Problem to solve ->
Provide an exact copy of the data, excluding the images.

Collected data ->
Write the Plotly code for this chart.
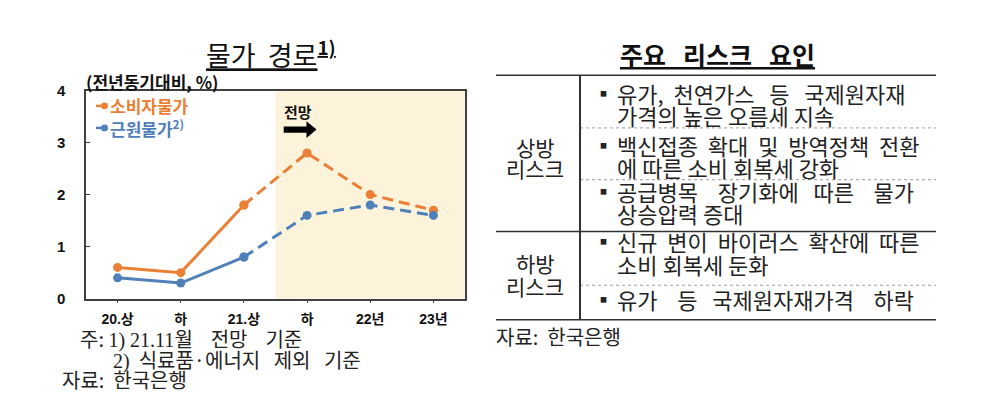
import plotly.graph_objects as go

# ── Data ──────────────────────────────────────────────────────────────────────
periods = ["20.상", "하", "21.상", "하", "22년", "23년"]
cpi = [0.6, 0.5, 1.8, 2.8, 2.0, 1.7]        # 소비자물가
core = [0.4, 0.3, 0.8, 1.6, 1.8, 1.6]       # 근원물가
n_actual = 3                                 # 20.상 ~ 21.상 실적, 이후 전망
y_ticks = [0, 1, 2, 3, 4]

risk_up = [
    ["유가,  천연가스   등   국제원자재", "가격의 높은 오름세 지속"],
    ["백신접종  확대  및  방역정책  전환", "에 따른 소비 회복세 강화"],
    ["공급병목    장기화에   따른    물가", "상승압력 증대"],
]
risk_down = [
    ["신규  변이  바이러스  확산에  따른", "소비 회복세 둔화"],
    ["유가    등   국제원자재가격    하락"],
]

ORANGE = "#EA7F36"
BLUE = "#4F80B9"
SHADE = "#FDF3DB"
W, H = 990, 416
KR = "Noto Sans CJK KR"
SERIF = "<span style='font-family:Liberation Serif'>{}</span>"


def px(x):
    return x / W


def py(y):
    return 1 - y / H


fig = go.Figure()

# 전망 구간 음영
fig.add_vrect(x0=n_actual - 0.5, x1=len(periods) - 0.5, fillcolor=SHADE,
              line_width=0, layer="below")

xs = list(range(len(periods)))
for vals, color in [(cpi, ORANGE), (core, BLUE)]:
    fig.add_trace(go.Scatter(
        x=xs[:n_actual], y=vals[:n_actual], mode="lines+markers",
        line=dict(color=color, width=3), marker=dict(color=color, size=9),
        showlegend=False, hoverinfo="skip"))
    fig.add_trace(go.Scatter(
        x=xs[n_actual - 1:], y=vals[n_actual - 1:], mode="lines+markers",
        line=dict(color=color, width=3, dash="11px,6px"),
        marker=dict(color=color, size=9),
        showlegend=False, hoverinfo="skip"))

# 전망 화살표
fig.add_shape(type="path", xref="x", yref="y",
              path="M2.63,3.19 L2.99,3.19 L2.99,3.09 L3.15,3.25 L2.99,3.41 L2.99,3.31 L2.63,3.31 Z",
              fillcolor="black", line_width=0)

ann = []


def text(x, y, s, size, color="#222", anchor="left"):
    ann.append(dict(x=px(x), y=py(y), xref="paper", yref="paper", text=s,
                    showarrow=False, xanchor=anchor, yanchor="middle",
                    align=anchor, font=dict(size=size, color=color, family=KR)))


# 왼쪽 패널 텍스트
text(271, 46, "<u>물가  경로<sup><b>1)</b></sup></u>", 27, "#111", anchor="center")
text(84, 76, "<b>(전년동기대비, %)</b>", 17, "#111")
text(298, 107, "<b>전망</b>", 15, "#111", anchor="center")
text(108, 101, "<b>소비자물가</b>", 17, ORANGE)
text(108, 124, "<b>근원물가<sup>2)</sup></b>", 17, BLUE)
text(78, 344, "주: " + SERIF.format("1) 21.11") + "월    전망    기준", 20, "#222")
text(111, 365, SERIF.format("2)") + "  식료품·에너지   제외   기준", 20, "#222")
text(60, 386, "자료:  한국은행", 20, "#222")

# 범례 기호
shapes = []
for yy, c in [(101, ORANGE), (124, BLUE)]:
    shapes.append(dict(type="line", xref="paper", yref="paper",
                       x0=px(96), x1=px(104), y0=py(yy), y1=py(yy),
                       line=dict(color=c, width=2.5)))
    shapes.append(dict(type="circle", xref="paper", yref="paper",
                       x0=px(101), x1=px(108), y0=py(yy - 3.5), y1=py(yy + 3.5),
                       fillcolor=c, line_width=0))

# 오른쪽 표
text(717, 47, "<b><u>주요   리스크   요인</u></b>", 25, "#111", anchor="center")

TL, TR, VX = 496, 936, 580
line_dark = dict(color="#333", width=1.6)
line_dot = dict(color="#999", width=1, dash="dot")
for yy in [69, 232, 324]:
    shapes.append(dict(type="line", xref="paper", yref="paper",
                       x0=px(TL), x1=px(TR), y0=py(yy), y1=py(yy), line=line_dark))
for yy in [124, 178, 288]:
    shapes.append(dict(type="line", xref="paper", yref="paper",
                       x0=px(VX), x1=px(TR), y0=py(yy), y1=py(yy), line=line_dot))
shapes.append(dict(type="line", xref="paper", yref="paper",
                   x0=px(VX), x1=px(VX), y0=py(69), y1=py(324),
                   line=dict(color="#333", width=2)))

row_y = [[88, 110], [142, 165], [190, 213], [242, 266], [302]]
for item, ys in zip(risk_up + risk_down, row_y):
    text(598, ys[0], "■", 7, "#222")
    for ln, yy in zip(item, ys):
        text(615, yy, ln, 22, "#222")

text(535, 144, "상방", 21, "#222", anchor="center")
text(535, 166, "리스크", 21, "#222", anchor="center")
text(535, 265, "하방", 21, "#222", anchor="center")
text(535, 289, "리스크", 21, "#222", anchor="center")
text(494, 341, "자료:  한국은행", 20, "#222")

fig.update_layout(
    width=W, height=H,
    margin=dict(l=0, r=0, t=0, b=0),
    paper_bgcolor="white", plot_bgcolor="white",
    annotations=ann, shapes=fig.layout.shapes + tuple(shapes),
    xaxis=dict(domain=[px(86), px(465)], range=[-0.5, len(periods) - 0.5],
               tickmode="array", tickvals=xs,
               ticktext=[f"<b>{p}</b>" for p in periods],
               showgrid=False, zeroline=False, showline=True, mirror=True,
               linecolor="#404040", linewidth=1.5,
               ticks="outside", ticklen=3, tickcolor="#404040",
               ticklabelstandoff=4,
               tickfont=dict(size=14, color="#111", family="Liberation Sans, " + KR)),
    yaxis=dict(domain=[py(302), py(85)], range=[0, 4],
               tickmode="array", tickvals=y_ticks,
               ticktext=[f"<b>{v}</b>" for v in y_ticks],
               showgrid=False, zeroline=False, showline=True, mirror=True,
               linecolor="#404040", linewidth=1.5,
               ticks="inside", ticklen=4, tickcolor="#404040",
               ticklabelstandoff=16,
               tickfont=dict(size=15, color="#111", family="Liberation Sans")),
)

fig.write_html("out.html", config={"displayModeBar": False},
               post_script="document.body.style.margin='0';")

Task answer ->
Write the Plotly code for this chart.
import plotly.graph_objects as go

# ── Data ──────────────────────────────────────────────────────────────────────
periods = ["20.상", "하", "21.상", "하", "22년", "23년"]
cpi = [0.6, 0.5, 1.8, 2.8, 2.0, 1.7]        # 소비자물가
core = [0.4, 0.3, 0.8, 1.6, 1.8, 1.6]       # 근원물가
n_actual = 3                                 # 20.상 ~ 21.상 실적, 이후 전망
y_ticks = [0, 1, 2, 3, 4]

risk_up = [
    ["유가,  천연가스   등   국제원자재", "가격의 높은 오름세 지속"],
    ["백신접종  확대  및  방역정책  전환", "에 따른 소비 회복세 강화"],
    ["공급병목    장기화에   따른    물가", "상승압력 증대"],
]
risk_down = [
    ["신규  변이  바이러스  확산에  따른", "소비 회복세 둔화"],
    ["유가    등   국제원자재가격    하락"],
]

ORANGE = "#EA7F36"
BLUE = "#4F80B9"
SHADE = "#FDF3DB"
W, H = 990, 416
KR = "Noto Sans CJK KR"
SERIF = "<span style='font-family:Liberation Serif'>{}</span>"


def px(x):
    return x / W


def py(y):
    return 1 - y / H


fig = go.Figure()

# 전망 구간 음영
fig.add_vrect(x0=n_actual - 0.5, x1=len(periods) - 0.5, fillcolor=SHADE,
              line_width=0, layer="below")

xs = list(range(len(periods)))
for vals, color in [(cpi, ORANGE), (core, BLUE)]:
    fig.add_trace(go.Scatter(
        x=xs[:n_actual], y=vals[:n_actual], mode="lines+markers",
        line=dict(color=color, width=3), marker=dict(color=color, size=9),
        showlegend=False, hoverinfo="skip"))
    fig.add_trace(go.Scatter(
        x=xs[n_actual - 1:], y=vals[n_actual - 1:], mode="lines+markers",
        line=dict(color=color, width=3, dash="11px,6px"),
        marker=dict(color=color, size=9),
        showlegend=False, hoverinfo="skip"))

# 전망 화살표
fig.add_shape(type="path", xref="x", yref="y",
              path="M2.63,3.19 L2.99,3.19 L2.99,3.09 L3.15,3.25 L2.99,3.41 L2.99,3.31 L2.63,3.31 Z",
              fillcolor="black", line_width=0)

ann = []


def text(x, y, s, size, color="#222", anchor="left"):
    ann.append(dict(x=px(x), y=py(y), xref="paper", yref="paper", text=s,
                    showarrow=False, xanchor=anchor, yanchor="middle",
                    align=anchor, font=dict(size=size, color=color, family=KR)))


# 왼쪽 패널 텍스트
text(271, 46, "<u>물가  경로<sup><b>1)</b></sup></u>", 27, "#111", anchor="center")
text(84, 76, "<b>(전년동기대비, %)</b>", 17, "#111")
text(298, 107, "<b>전망</b>", 15, "#111", anchor="center")
text(108, 101, "<b>소비자물가</b>", 17, ORANGE)
text(108, 124, "<b>근원물가<sup>2)</sup></b>", 17, BLUE)
text(78, 344, "주: " + SERIF.format("1) 21.11") + "월    전망    기준", 20, "#222")
text(111, 365, SERIF.format("2)") + "  식료품·에너지   제외   기준", 20, "#222")
text(60, 386, "자료:  한국은행", 20, "#222")

# 범례 기호
shapes = []
for yy, c in [(101, ORANGE), (124, BLUE)]:
    shapes.append(dict(type="line", xref="paper", yref="paper",
                       x0=px(96), x1=px(104), y0=py(yy), y1=py(yy),
                       line=dict(color=c, width=2.5)))
    shapes.append(dict(type="circle", xref="paper", yref="paper",
                       x0=px(101), x1=px(108), y0=py(yy - 3.5), y1=py(yy + 3.5),
                       fillcolor=c, line_width=0))

# 오른쪽 표
text(717, 47, "<b><u>주요   리스크   요인</u></b>", 25, "#111", anchor="center")

TL, TR, VX = 496, 936, 580
line_dark = dict(color="#333", width=1.6)
line_dot = dict(color="#999", width=1, dash="dot")
for yy in [69, 232, 324]:
    shapes.append(dict(type="line", xref="paper", yref="paper",
                       x0=px(TL), x1=px(TR), y0=py(yy), y1=py(yy), line=line_dark))
for yy in [124, 178, 288]:
    shapes.append(dict(type="line", xref="paper", yref="paper",
                       x0=px(VX), x1=px(TR), y0=py(yy), y1=py(yy), line=line_dot))
shapes.append(dict(type="line", xref="paper", yref="paper",
                   x0=px(VX), x1=px(VX), y0=py(69), y1=py(324),
                   line=dict(color="#333", width=2)))

row_y = [[88, 110], [142, 165], [190, 213], [242, 266], [302]]
for item, ys in zip(risk_up + risk_down, row_y):
    text(598, ys[0], "■", 7, "#222")
    for ln, yy in zip(item, ys):
        text(615, yy, ln, 22, "#222")

text(535, 144, "상방", 21, "#222", anchor="center")
text(535, 166, "리스크", 21, "#222", anchor="center")
text(535, 265, "하방", 21, "#222", anchor="center")
text(535, 289, "리스크", 21, "#222", anchor="center")
text(494, 341, "자료:  한국은행", 20, "#222")

fig.update_layout(
    width=W, height=H,
    margin=dict(l=0, r=0, t=0, b=0),
    paper_bgcolor="white", plot_bgcolor="white",
    annotations=ann, shapes=fig.layout.shapes + tuple(shapes),
    xaxis=dict(domain=[px(86), px(465)], range=[-0.5, len(periods) - 0.5],
               tickmode="array", tickvals=xs,
               ticktext=[f"<b>{p}</b>" for p in periods],
               showgrid=False, zeroline=False, showline=True, mirror=True,
               linecolor="#404040", linewidth=1.5,
               ticks="outside", ticklen=3, tickcolor="#404040",
               ticklabelstandoff=4,
               tickfont=dict(size=14, color="#111", family="Liberation Sans, " + KR)),
    yaxis=dict(domain=[py(302), py(85)], range=[0, 4],
               tickmode="array", tickvals=y_ticks,
               ticktext=[f"<b>{v}</b>" for v in y_ticks],
               showgrid=False, zeroline=False, showline=True, mirror=True,
               linecolor="#404040", linewidth=1.5,
               ticks="inside", ticklen=4, tickcolor="#404040",
               ticklabelstandoff=16,
               tickfont=dict(size=15, color="#111", family="Liberation Sans")),
)

fig.write_html("out.html", config={"displayModeBar": False},
               post_script="document.body.style.margin='0';")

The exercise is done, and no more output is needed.